Floor space is not selling as fast as anticipated, forcing Realtors to slash goodwill that previously ran into millions of shillings, hire interior designers to spruce up the buildings, set up indoor entertainment spots and offer freebies.
The glut in mall space has changed the way developers and operators treat tenants as they seek to edge each other out for some scraps of profitability in the abundance of empty mall space and falling tenancy.
Some owners are even opting to occupy huge spaces with their own businesses.
“Landlords should be ready to go business unusual. Failure to consider the target population which has a direct bearing on spending power…the non-performing enterprises are doomed to close down and consequently the vacancies that have been witnessed in various malls arises,’’ said Njeri Njoroge, a senior property manager at real estate company Regent Valuers International Kenya.
Nairobi already has 391,000 square metres of existing mall space with an additional 470,000 square metres in the pipeline, according to Knight Frank’s ‘‘2016 sub-Saharan Shopping Centre Development Trends’’.
By producing an almost same product, the mall industry has pushed itself into cannibalization, a concept that refers to a reduction in sales volume, sales revenue, or market share of one product as a result of the introduction of a new product by the same producers.
Ms Njoroge said that some practices that were a common place just a few years ago are no more with the customers acquiring the upper hand in bargaining.
“The landlords are no longer keen on asking for goodwill charges to have a competitive edge,” she said.
Muchiri Wahome, Deacons East Africa chief executive officer, said with the rate of developments, cannibalization has already begun taking effect.

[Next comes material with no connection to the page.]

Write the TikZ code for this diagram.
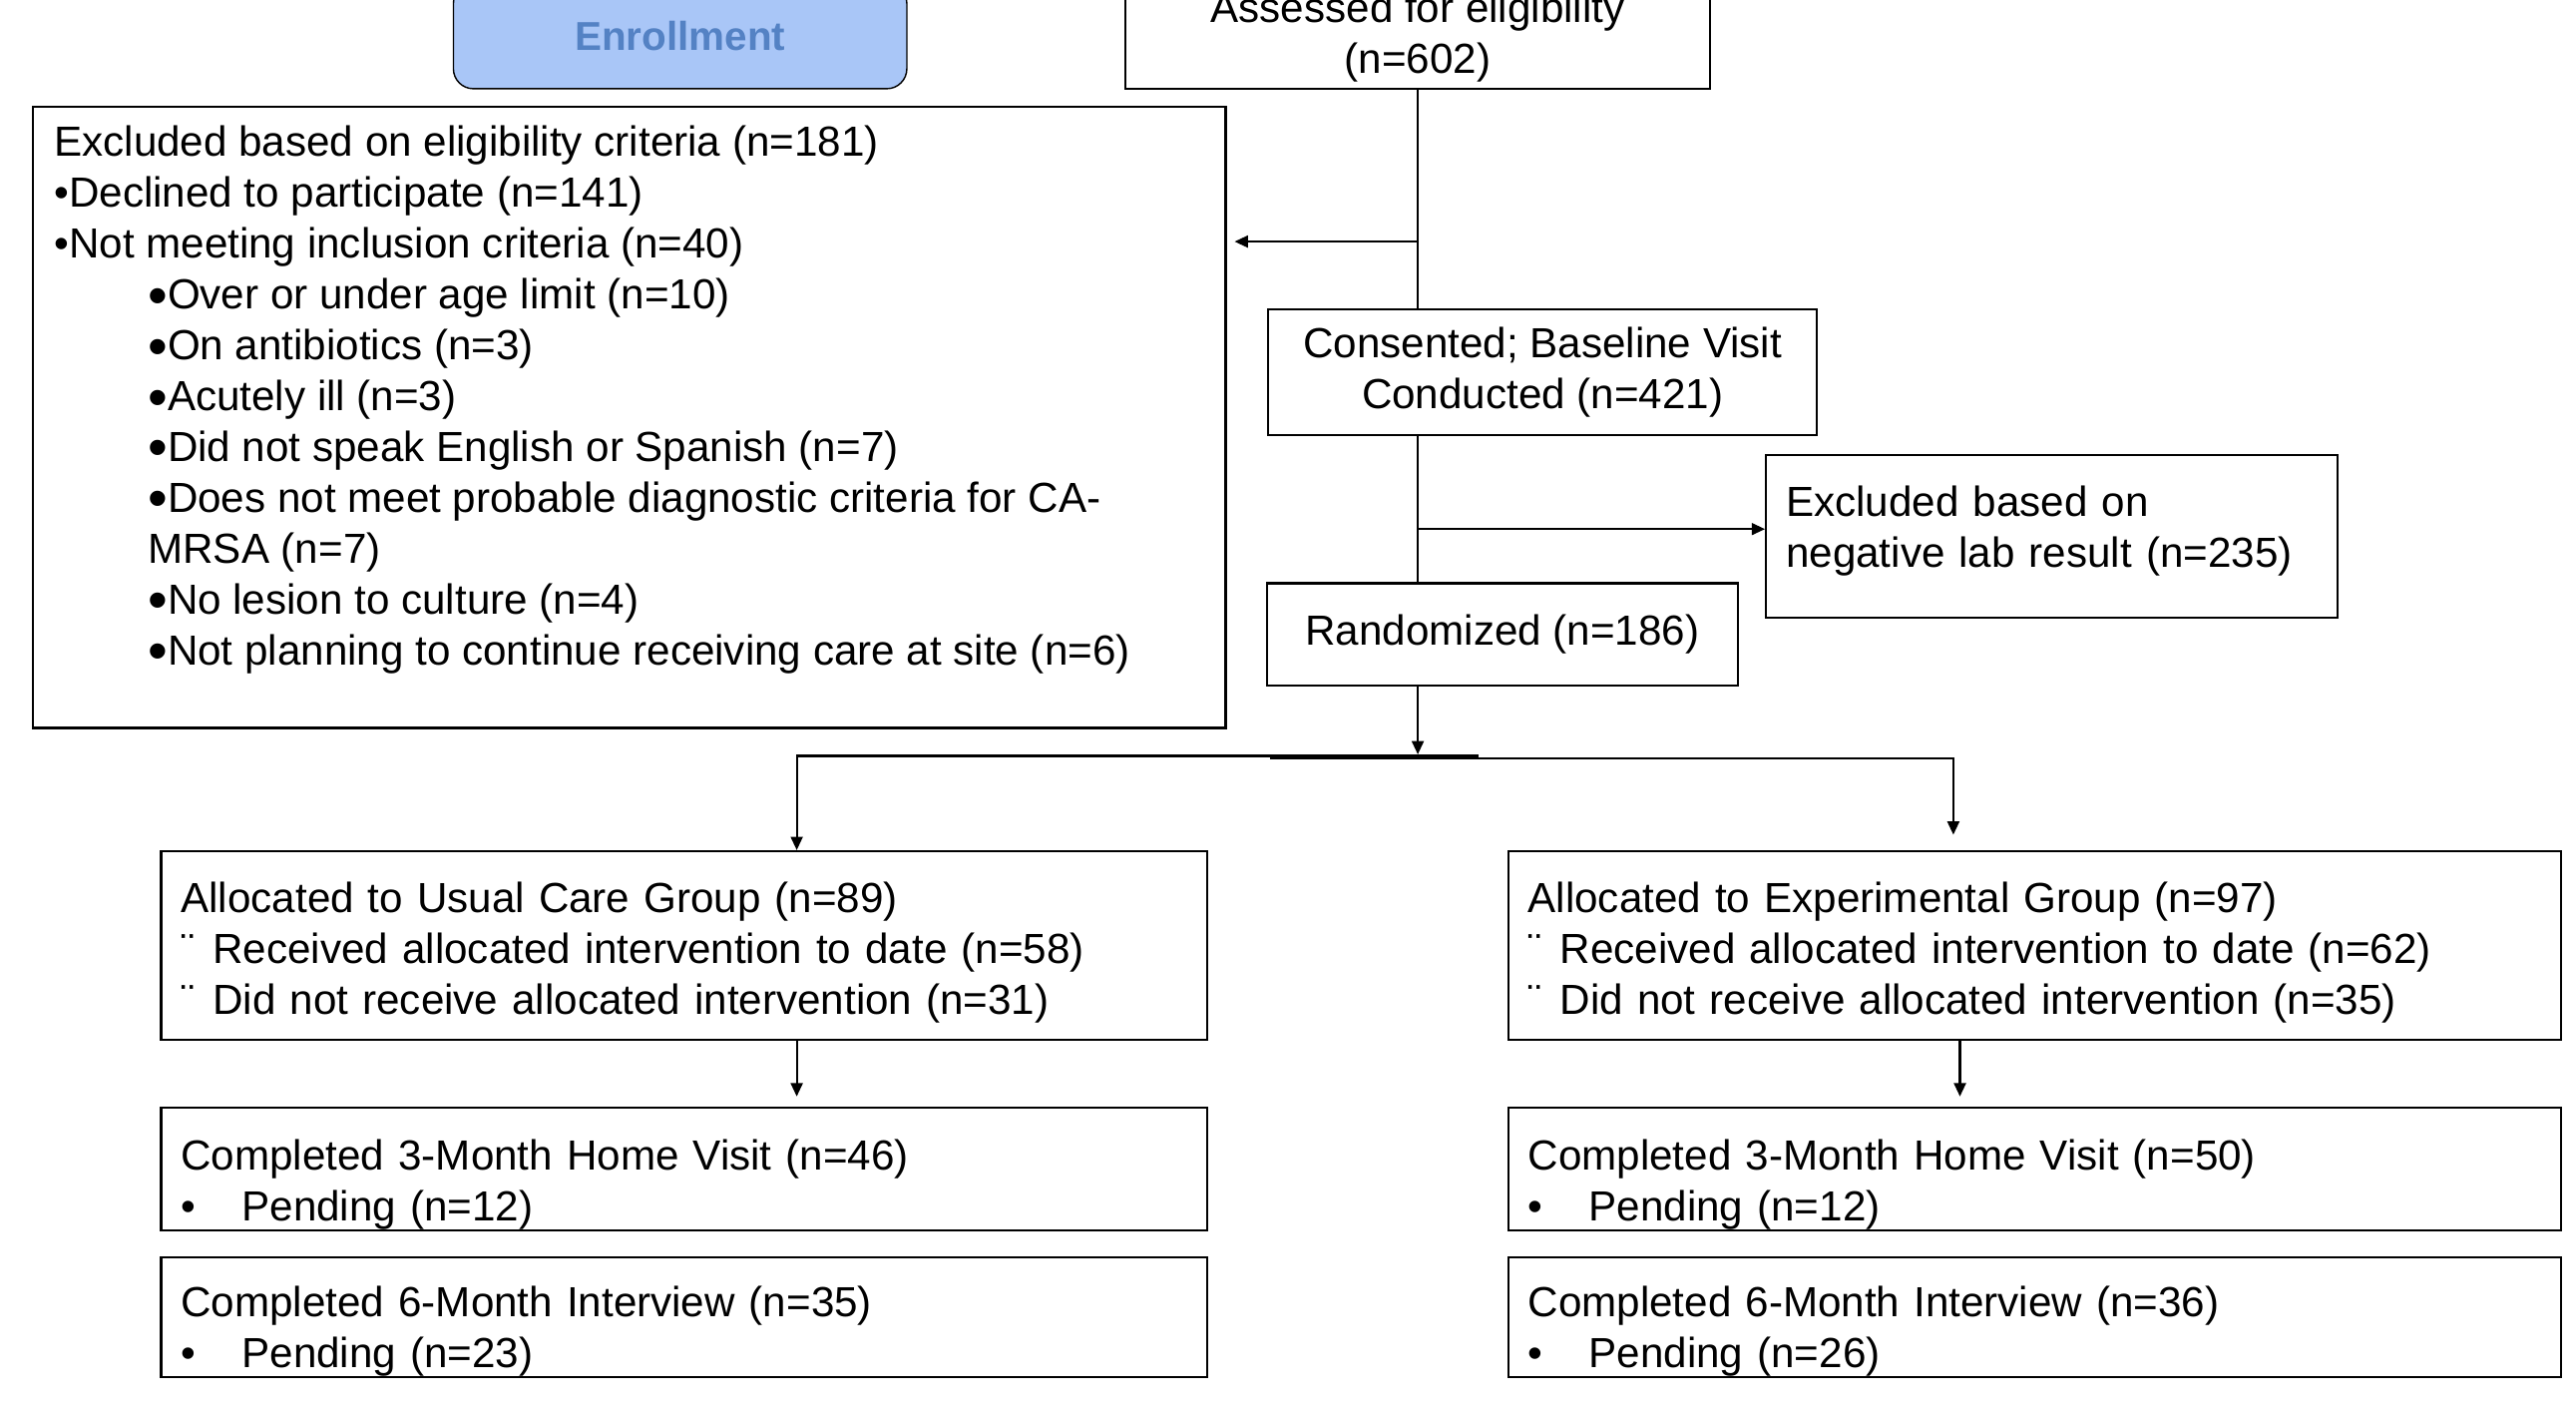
\documentclass[tikz,border=0pt]{standalone}
\usepackage{fontspec}
\setmainfont{Liberation Sans}
\usetikzlibrary{arrows.meta, positioning}
\definecolor{enrollblue}{RGB}{169, 198, 247}
\definecolor{enrolltext}{RGB}{84, 130, 196}
\newcommand\subbullet{\raisebox{-1.6pt}{\fontsize{16}{14.5}\selectfont•}}
\newcommand\wingbullet{¨\hspace{0.18cm}}
\newcommand\pendbullet{\makebox[0.61cm][l]{•}}

\begin{document}
\begin{tikzpicture}[
        box/.style={draw, line width=0.6pt, font=\fontsize{12}{14.5}\selectfont,
                    inner xsep=0.2cm, inner ysep=0.05cm},
        listbox/.style={box, align=left},
        arrow/.style={-{Triangle[length=3.8pt, width=3.4pt]}, line width=0.6pt},
        line/.style={line width=0.6pt}
      ]
        \useasboundingbox (0,0) rectangle (25.82,-14.21);
        % screening
        \node[draw, rounded corners=0.2cm, fill=enrollblue, text=enrolltext,
              minimum width=4.545cm, minimum height=1.054cm,
              font=\fontsize{11.5}{13}\selectfont\bfseries] (enroll) at (6.817,-0.362) {Enrollment};
        \node[box, align=center, minimum width=5.862cm, minimum height=1.037cm]
              (assess) at (14.211,-0.370) {Assessed for eligibility\\(n=602)};
        \node[box, inner xsep=0.214cm, inner ysep=0.19cm] (excl) at (6.307,-4.183)
              {\parbox[c][5.845cm][t]{11.527cm}{%
                Excluded based on eligibility criteria (n=181)\\
                •Declined to participate (n=141)\\
                •Not meeting inclusion criteria (n=40)\\
                \hspace*{0.94cm}\subbullet Over or under age limit (n=10)\\
                \hspace*{0.94cm}\subbullet On antibiotics (n=3)\\
                \hspace*{0.94cm}\subbullet Acutely ill (n=3)\\
                \hspace*{0.94cm}\subbullet Did not speak English or Spanish (n=7)\\
                \hspace*{0.94cm}\subbullet Does not meet probable diagnostic criteria for CA-\\
                \hspace*{0.94cm}MRSA (n=7)\\
                \hspace*{0.94cm}\subbullet No lesion to culture (n=4)\\
                \hspace*{0.94cm}\subbullet Not planning to continue receiving care at site (n=6)}};
        \node[box, align=center, minimum width=5.5cm, minimum height=1.268cm]
              (consent) at (15.462,-3.730) {Consented; Baseline Visit\\Conducted (n=421)};
        \node[listbox, text width=5.331cm, minimum height=1.63cm, text depth=0.70cm]
              (lab) at (20.567,-5.377) {Excluded based on\\negative lab result (n=235)};
        \node[box, minimum width=4.726cm, minimum height=1.021cm]
              (rand) at (15.059,-6.356) {Randomized (n=186)};
        % allocation
        \node[listbox, text width=10.089cm, minimum height=1.894cm, text height=0.44cm]
              (usual) at (6.859,-9.477)
              {Allocated to Usual Care Group (n=89)\\
               \wingbullet Received allocated intervention to date (n=58)\\
               \wingbullet Did not receive allocated intervention (n=31)};
        \node[listbox, text width=10.155cm, minimum height=1.894cm, text height=0.44cm]
              (exp) at (20.394,-9.477)
              {Allocated to Experimental Group (n=97)\\
               \wingbullet Received allocated intervention to date (n=62)\\
               \wingbullet Did not receive allocated intervention (n=35)};
        % follow-up
        \node[listbox, text width=10.089cm, minimum height=1.235cm, text height=0.61cm, inner ysep=0pt]
              (usual3) at (6.859,-11.716)
              {Completed 3-Month Home Visit (n=46)\\\pendbullet Pending (n=12)};
        \node[listbox, text width=10.155cm, minimum height=1.235cm, text height=0.61cm, inner ysep=0pt]
              (exp3) at (20.394,-11.716)
              {Completed 3-Month Home Visit (n=50)\\\pendbullet Pending (n=12)};
        \node[listbox, text width=10.089cm, minimum height=1.202cm, text height=0.59cm, inner ysep=0pt]
              (usual6) at (6.859,-13.198)
              {Completed 6-Month Interview (n=35)\\\pendbullet Pending (n=23)};
        \node[listbox, text width=10.155cm, minimum height=1.202cm, text height=0.59cm, inner ysep=0pt]
              (exp6) at (20.394,-13.198)
              {Completed 6-Month Interview (n=36)\\\pendbullet Pending (n=26)};
        % connectors
        \coordinate (exclsplit) at (14.211,-2.421);
        \coordinate (labsplit) at (14.211,-5.302);
        \coordinate (randjoin) at (14.211,-7.560);
        \coordinate (leftjoin) at (14.820,-7.575);
        \coordinate (rightjoin) at (12.729,-7.600);
        \coordinate (usualdrop) at (7.986,-7.575);
        \coordinate (expdrop) at (19.579,-8.365);
        \coordinate (expdown) at (19.645,-10.42);
        \draw[line] (assess.south) -- (assess.south |- consent.north);
        \draw[arrow, shorten >=0.08cm] (exclsplit) -- (exclsplit -| excl.east);
        \draw[line] (consent.south -| assess.south) -- (rand.north -| assess.south);
        \draw[arrow] (labsplit) -- (labsplit -| lab.west);
        \draw[arrow] (rand.south -| assess.south) -- (randjoin);
        \draw[arrow] (leftjoin) -| (usual.north -| usualdrop);
        \draw[arrow] (rightjoin) -| (expdrop);
        \draw[arrow, shorten >=0.1cm] (usual.south -| usualdrop) -- (usual3.north -| usualdrop);
        \draw[arrow, shorten >=0.1cm] (exp.south -| expdown) -- (exp3.north -| expdown);
      \end{tikzpicture}
\end{document}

Mr Wahome, who runs 10 brands such as Truworths, Mr Price, Adidas, Identity, 4U2, Angelo, Life Fitness and baby shop under the East African franchise, said that landlords will have to listen to their clients and change business models to make any sensible profits.
“Obviously, the business model is going to be put under pressure since some developers have gone ahead and put up malls without talking to retailers and understanding who are going to be their tenants,” Mr Wahome said.
The first casualty will be the rents. For investors interested in taking up spaces, the question will be if the malls are affordable.